The Supreme Court decided the two class arbitration cases before it in June. Neither decision was surprising, and together, they reinforce the Court’s prior jurisprudence permitting companies to draft class action waivers under the Federal Arbitration Act (“FAA”) and avoid class litigation.
Oxford Health Plans LLC v. Sutter, dealt with the issue of whether an arbitrator exceeded his authority under Section 10(a)(4) of the FAA in finding that the parties’ contract provided for class arbitration. The Court decided simply that it had no basis to overturn the arbitrator’s construction of the contract. It did not reach the weightier issue of whether the availability of class arbitration is a threshold question of “arbitrability,” which is a question for the courts to decide.
Oxford Health relied on the Court’s ruling in Stolt-Nielsen S.A. v.
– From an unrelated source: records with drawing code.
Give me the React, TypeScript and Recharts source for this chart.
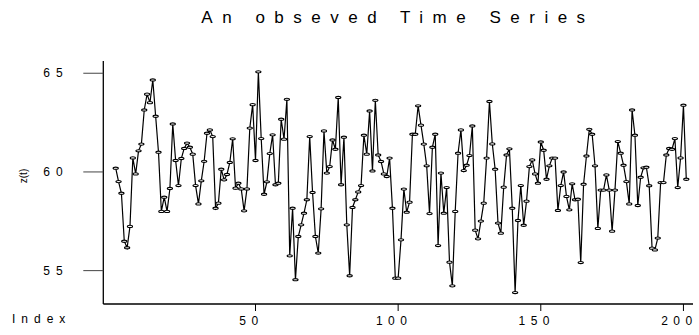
import { LineChart, Line, XAxis, YAxis } from "recharts";

const TITLE = "An obseved Time Series";
const X_LABEL = "Index";
const Y_LABEL = "z(t)";
const X_TICKS = [50, 100, 150, 200];
const Y_TICKS = [55, 60, 65];

const Z_001_050 = [
  60.19, 59.51, 58.92, 56.49, 56.16, 57.24, 60.71, 59.9, 61.07, 61.41,
  63.14, 63.94, 63.51, 64.66, 62.82, 61.0, 58.0, 58.72, 58.0, 59.16,
  62.43, 60.58, 59.31, 60.68, 61.19, 61.46, 61.25, 60.9, 59.31, 58.38,
  59.55, 60.54, 61.96, 62.13, 61.79, 58.16, 58.42, 60.14, 59.6, 59.87,
  60.48, 61.68, 59.18, 59.43, 59.14, 58.03, 59.14, 62.22, 63.41, 60.58,
];
const Z_051_100 = [
  65.07, 61.69, 58.87, 59.5, 60.93, 61.88, 59.35, 59.43, 62.67, 61.66,
  63.68, 55.75, 58.16, 54.54, 56.73, 57.32, 57.91, 58.59, 61.79, 58.96,
  56.73, 55.89, 58.13, 62.08, 59.94, 60.27, 61.62, 61.15, 63.77, 59.35,
  61.76, 57.32, 54.74, 58.2, 58.59, 58.99, 59.31, 61.86, 60.9, 63.09,
  60.05, 63.63, 60.86, 60.53, 59.9, 59.77, 60.7, 58.16, 54.62, 54.62,
];
const Z_101_150 = [
  56.56, 59.13, 57.96, 58.47, 61.91, 61.91, 63.35, 62.37, 61.41, 60.31,
  57.89, 61.25, 61.91, 56.27, 59.94, 57.91, 59.21, 55.43, 54.23, 58.0,
  60.95, 62.13, 60.07, 60.34, 60.83, 62.33, 57.05, 56.61, 57.51, 58.42,
  60.7, 63.57, 61.42, 60.14, 57.41, 56.9, 59.23, 60.86, 61.17, 58.16,
  53.89, 57.54, 59.31, 57.3, 58.52, 60.27, 60.61, 59.9, 59.43, 61.52,
];
const Z_151_201 = [
  61.1, 59.63, 60.31, 60.7, 60.7, 58.05, 59.31, 60.0, 58.76, 58.08,
  59.4, 58.59, 58.62, 55.41, 59.38, 60.81, 62.16, 61.91, 60.31, 57.14,
  59.08, 59.08, 59.85, 59.08, 57.0, 59.08, 61.54, 60.95, 60.34, 59.51,
  58.38, 63.14, 61.86, 58.3, 59.73, 60.21, 60.24, 59.3, 56.14, 56.05,
  56.65, 59.46, 59.46, 60.86, 61.19, 61.15, 61.69, 59.21, 60.71, 63.38,
  59.63,
];

const SERIES = [...Z_001_050, ...Z_051_100, ...Z_101_150, ...Z_151_201];
const data = SERIES.map((z, i) => ({ t: i + 1, z }));

const FONT = '"Liberation Sans Narrow", "Liberation Sans", Arial, sans-serif';
const INK = "#000";
const X_DOMAIN = [-3.35, 203.35];
const Y_DOMAIN = [53.31, 65.62];

function XTick({ x, y, payload }: any) {
  return (
    <text x={x - 4} y={y + 12} textAnchor="middle" fontSize={12} letterSpacing={5.5} fontFamily={FONT} fill={INK}>
      {payload.value}
    </text>
  );
}

function YTick({ y, payload }: any) {
  return (
    <text x={56} y={y + 4} textAnchor="middle" fontSize={12} letterSpacing={6} fontFamily={FONT} fill={INK}>
      {payload.value}
    </text>
  );
}

function Marker({ cx, cy, index }: any) {
  return <ellipse key={index} cx={cx} cy={cy} rx={2.6} ry={1.1} fill="#fff" stroke={INK} strokeWidth={1.1} />;
}

export default function App() {
  return (
    <div style={{ position: "absolute", left: 0, top: 0, width: 699, height: 335, background: "#fff", fontFamily: FONT }}>
      <div
        style={{
          position: "absolute",
          left: 0,
          width: 796,
          top: 8,
          textAlign: "center",
          fontSize: 17,
          letterSpacing: 9.5,
          color: INK,
        }}
      >
        {TITLE}
      </div>
      <div style={{ position: "absolute", left: 12, top: 312, fontSize: 12, letterSpacing: 6, color: INK }}>{X_LABEL}</div>
      <div
        style={{
          position: "absolute",
          left: 23,
          top: 176,
          fontSize: 10,
          color: INK,
          transform: "translate(-50%, -50%) rotate(-90deg)",
        }}
      >
        {Y_LABEL}
      </div>
      <LineChart width={699} height={335} data={data} margin={{ top: 61, right: 6, bottom: 0, left: 0 }}>
        <XAxis
          dataKey="t"
          type="number"
          domain={X_DOMAIN}
          ticks={X_TICKS}
          allowDataOverflow
          height={31}
          tickSize={7}
          tick={<XTick />}
          stroke={INK}
          axisLine={{ stroke: INK, strokeWidth: 1.3 }}
          tickLine={{ stroke: INK }}
        />
        <XAxis xAxisId="top" orientation="top" dataKey="t" type="number" domain={X_DOMAIN} height={0} tick={false} tickLine={false} axisLine={{ stroke: "#555", strokeWidth: 1.2 }} />
        <YAxis
          type="number"
          domain={Y_DOMAIN}
          ticks={Y_TICKS}
          allowDataOverflow
          width={103.3}
          tickSize={20}
          tick={<YTick />}
          axisLine={{ stroke: INK, strokeWidth: 1.3 }}
          tickLine={{ stroke: "#444" }}
        />
        <YAxis yAxisId="right" orientation="right" domain={Y_DOMAIN} width={0} tick={false} tickLine={false} axisLine={{ stroke: "#333", strokeWidth: 1.2 }} />
        <Line
          dataKey="z"
          stroke={INK}
          strokeWidth={1.2}
          dot={<Marker />}
          isAnimationActive={false}
        />
      </LineChart>
    </div>
  );
}
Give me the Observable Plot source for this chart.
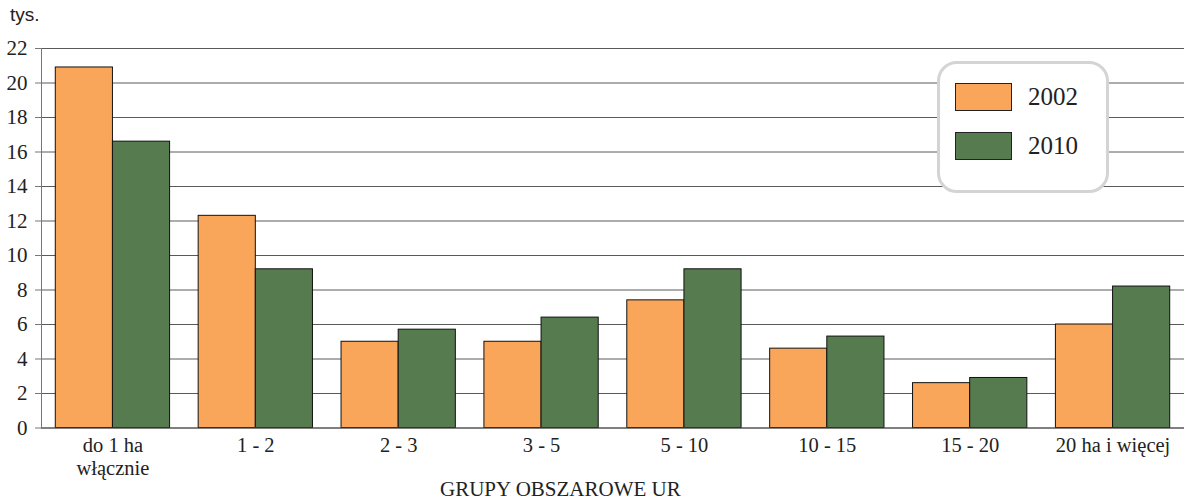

AnimalFeeds Int’l Corp., 559 U.S. 662 (2010), to argue that the arbitrator had misconstrued the contract, in effect, compelling arbitration in contravention of Stolt-Nielsen. In a unanimous decision written by Justice Kagan, the Court held that this case did not present a difficult issue because the parties had agreed that the arbitrator was to decide whether the contract called for class arbitration, which made the case different from Stolt-Nielsen. In Stolt-Nielsen, the Court held that class arbitration cannot be compelled, but rather, must have been agreed upon: “a party may not be compelled under the FAA to submit to class arbitration unless there is a contractual basis for concluding that the party agreed to do so.” Here, in contrast, there was an agreement: “Stolt-Nielsen made clear that this Court has not yet decided whether the availability of class arbitration is a question of arbitrability….But this case gives us no opportunity to do so because Oxford agreed that the arbitrator should determine whether its contract with Sutter authorized class procedures.”
In a concurring opinion by Justice Alito and joined by Justice Thomas, Justice Alito made clear that while review of the arbitrator’s decision was not appropriate, if that decision were reviewed, it would be found to be wrong: “[i]f we were reviewing the arbitrator’s interpretation of the contract de novo, we would have little trouble concluding that he improperly inferred ‘[a]n implicit agreement to authorize class-action arbitration …from the fact of the parties’ agreement to arbitrate.'” Justice Alito’s point is simply that absent class members cannot agree to arbitrate, and the individual parties’ intent to arbitrate cannot bind absent class members. Justice Alito points to a fundamental issue with the notion of class arbitration, because if absent class members cannot be bound by an individual party’s agreement, they will have an argument to collaterally attack an outcome that is not favorable to them.
The obvious lesson for defendants is that they should not agree to let an arbitrator decide whether a contract allows for class arbitration. But, beyond that, the decision does little to advance the debate on class arbitration. It does not address the more fundamental question of whether class arbitration should be allowed at all, as per Justice Alito’s concerns. Nor does it address the related question of “arbitrability,” as Justice Kagan notes.
In a much anticipated decision, the Supreme Court next decided American Express Co. v. Italian Colors Restaurant, No. 12-133. The Court held that a class arbitration waiver was enforceable under the FAA even when the cost of individual arbitration would be greater than any potential recovery, and as a result, a federal statutory right could not be pursued. The decision comes in the wake of a controversial Second Circuit holding to the contrary (see my March 8, 2013 post for background).
Writing for the majority, Justice Scalia held that unless the FAA has been “overridden by a contrary congressional command,” arbitration agreements must be enforced according to their terms. The antitrust laws at issue in the case did not preclude class action waivers. Indeed, the class action laws were enacted long after the Sherman and Clayton Acts.
As to the Second Circuit’s view that an exception exists when it comes to the vindication of federal statutory rights, the Court found no such exception in Rule 23, and held that any such exception did not relate to circumstances when pursuing a statutory remedy was too costly. Relying on its seminal decision in Concepcion, the Court held that class arbitration was not required to rescue claims that could not otherwise be brought.
The American Express decision settles the doubt that existed in the aftermath of the Second Circuit’s decision about whether companies could effectively foreclose class litigation through contract. Class action waivers under the FAA are enforceable, even when federal statutory rights would not otherwise be heard. While American Express does not end the debate — state law contract issues may still arise — it provides much needed clarity.